Ms Druhan showed us two eggs and told us that one was raw and one was cooked. We had to figure out which was which. We named the eggs Al and Bertie! We felt them at first but we couldn't figure it out. We decided to put them in water to see if they would float or sink. The first container was too small so we got a bigger one. They both sank! We thought about the insides of the eggs. The raw one was liquid inside and the cooked one was solid inside. If you shake something solid, it stops moving when you stop shaking it. However, if you shake something liquid the liquid keeps moving when you stop shaking. We decided to spin the eggs. When we spun the eggs and stopped them, one of the eggs kept moving and the other egg stopped. We discovered that Al was raw and Bertie was cooked. We cracked Al into a container to check if we were right. We were correct!
Then Ms Druhan asked us to try and make the egg stand. We were not allowed to hold it! We eventually decided to use salt. We poured out a mound of salt and placed Bertie in the salt. He stood up! Gradually we blew away some of the salt. Bertie managed to stay standing with just a few grains of salt holding him up. It was amazing!
Ms Druhan asked one of the students in our class to fill a glass with water. We thought that the glass was full but it wasn't! One by one we put coins into the glass. The water level raised above the glass and it looked like there was a skin on the water. We managed to put in 44 coins before the water spilled out of the glass.
Before Christmas we started Aistear in our classroom. We are learning through structured play.
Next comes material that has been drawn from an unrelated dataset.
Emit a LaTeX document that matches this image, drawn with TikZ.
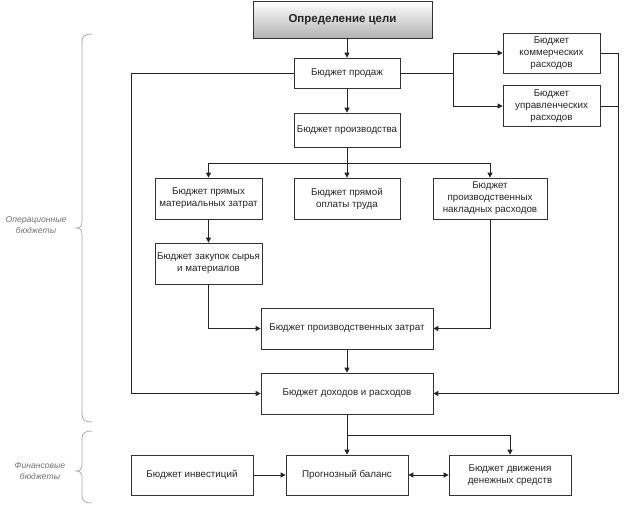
\documentclass[tikz,border=0pt]{standalone}
\usepackage{fontspec}
\setmainfont{Liberation Sans}
\usetikzlibrary{arrows.meta}
\begin{document}
\begin{tikzpicture}[x=1pt,y=-1pt,
 box/.style={draw=black!80, line width=0.7pt, fill=white, align=center, inner sep=1pt, font=\fontsize{9.8}{12}\selectfont, text=black!85},
 conn/.style={draw=black!85, line width=0.8pt},
 arr/.style={conn, -{Triangle[length=5pt,width=5pt]}},
 darr/.style={conn, {Triangle[length=5pt,width=5pt]}-{Triangle[length=5pt,width=5pt]}},
 brace/.style={draw=gray!70, line width=0.7pt},
 blabel/.style={font=\fontsize{8.6}{11.5}\selectfont\itshape, text=gray!90!black, align=center}]
\useasboundingbox (0,0) rectangle (624,504);

\node[box, minimum width=179pt, minimum height=37pt, top color=white, bottom color=gray!60, font=\fontsize{11.5}{13}\selectfont\bfseries] (goal) at (342.5,19.5) {Определение цели};
\node[box, minimum width=106pt, minimum height=30pt] (sales) at (347,73) {Бюджет продаж};
\node[box, minimum width=106pt, minimum height=34pt] (prod) at (347,130) {Бюджет производства};
\node[box, minimum width=97pt, minimum height=40pt] (comm) at (551.5,53) {Бюджет\\коммерческих\\расходов};
\node[box, minimum width=97pt, minimum height=41pt] (mgmt) at (551.5,106) {Бюджет\\управленческих\\расходов};
\node[box, minimum width=107pt, minimum height=41pt] (dm) at (208.5,198.5) {Бюджет прямых\\материальных затрат};
\node[box, minimum width=106pt, minimum height=41pt] (labor) at (347,198.5) {Бюджет прямой\\оплаты труда};
\node[box, minimum width=114pt, minimum height=41pt] (over) at (490,198.5) {Бюджет\\производственных\\накладных расходов};
\node[box, minimum width=107pt, minimum height=41pt] (purch) at (208.5,263.5) {Бюджет закупок сырья\\и материалов};
\node[box, minimum width=172pt, minimum height=41pt] (pcost) at (347,328.5) {Бюджет производственных затрат};
\node[box, minimum width=172pt, minimum height=41pt] (income) at (347,393.5) {Бюджет доходов и расходов};
\node[box, minimum width=122pt, minimum height=40pt] (inv) at (192,475) {Бюджет инвестиций};
\node[box, minimum width=122pt, minimum height=40pt] (bal) at (347,475) {Прогнозный баланс};
\node[box, minimum width=122pt, minimum height=40pt] (cash) at (510,475) {Бюджет движения\\денежных средств};

\coordinate (sj) at (453,73);
\coordinate (lx) at (131,0);
\coordinate (rx) at (618,0);
\coordinate (pj) at (347,163);
\coordinate (ij) at (347,435);

\draw[arr] (goal.south -| sales.north) -- (sales.north);
\draw[arr] (sales) -- (prod);
\draw[conn] (sales.east) -- (sj);
\draw[arr] (sj) |- (comm.west);
\draw[arr] (sj) |- (mgmt.west);
\draw[arr] (sales.west) -- (sales.west -| lx) |- (income.west);
\draw[conn] (comm.east) -| (rx |- mgmt.east);
\draw[arr] (mgmt.east) -- (mgmt.east -| rx) |- (income.east);
\draw[conn] (prod.south) -- (pj);
\draw[arr] (pj) -| (dm.north);
\draw[arr] (pj) -| (over.north);
\draw[arr] (pj) -- (labor.north);
\draw[arr] (dm) -- (purch);
\draw[arr] (purch.south) |- (pcost.west);
\draw[arr] (over.south) |- (pcost.east);
\draw[arr] (pcost) -- (income);
\draw[arr] (income) -- (bal);
\draw[arr] (ij) -| (cash.north);
\draw[arr] (inv) -- (bal);
\draw[darr] (bal) -- (cash);

\draw[brace] (92,34) .. controls (85,34) and (82,36) .. (82,42) -- (82,222) .. controls (82,226) and (80,228) .. (76,228) .. controls (80,228) and (82,230) .. (82,234) -- (82,414) .. controls (82,420) and (85,422) .. (92,422);
\draw[brace] (92,431) .. controls (85,431) and (82,433) .. (82,439) -- (82,465) .. controls (82,469) and (80,471) .. (76,471) .. controls (80,471) and (82,473) .. (82,477) -- (82,495) .. controls (82,501) and (85,503) .. (92,503);

\node[blabel] (opl) at (36,225) {Операционные\\бюджеты};
\node[blabel] (finl) at (40,471) {Финансовые\\бюджеты};
\end{tikzpicture}
\end{document}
Our first theme was Santa's Workshop.
We looked at some pictures of structures and we identified different 2-D shapes.
Then we made a square and a triangle using cardboard strips and pins.
Next we tested the two shapes to see which was stronger. When we pushed the square, it fell over. When we pushed the triangle, it stayed up. Triangles are stronger than squares!
We put a cardboard strip through the middle of the square to make two triangles and this made the square stronger.
Finally we used jelly sweets and cocktail sticks to make our own structures. We made the structures using triangle shapes as they are the strongest!
We got into our groups and each group were given the same amount of materials (A4 paper, slips of paper, squares of paper, post-its, masking tape, glue and scissors). The challenge was to build the tallest free standing tower that we could in 15 minutes. Have a look at our towers!
Ms Druhan gave us all a helicopter template. Some helicopters were big and some were small. Some were made out of paper and some were made out of card. We cut out the helicopters and we folded them into shape. We all designed our own helicopter. We went to the hall and tested them out. They flew!
In October, Ms Druhan set us the challenge to design a boat that would float and carry passengers.
Firstly we used playdough. The playdough was very hard and we found it difficult to make a boat shape and to make the boat float.
After a few attempts, we decided to use a different material. We chose tinfoil instead of playdough. We all received the same size piece of tinfoil. We set out to create a boat. We all managed to float our boats. We used dry peas as our passengers and we counted to see how many passengers our boats would hold before sinking. We tried to redesign our boats so that they would carry more passengers. We were great captains!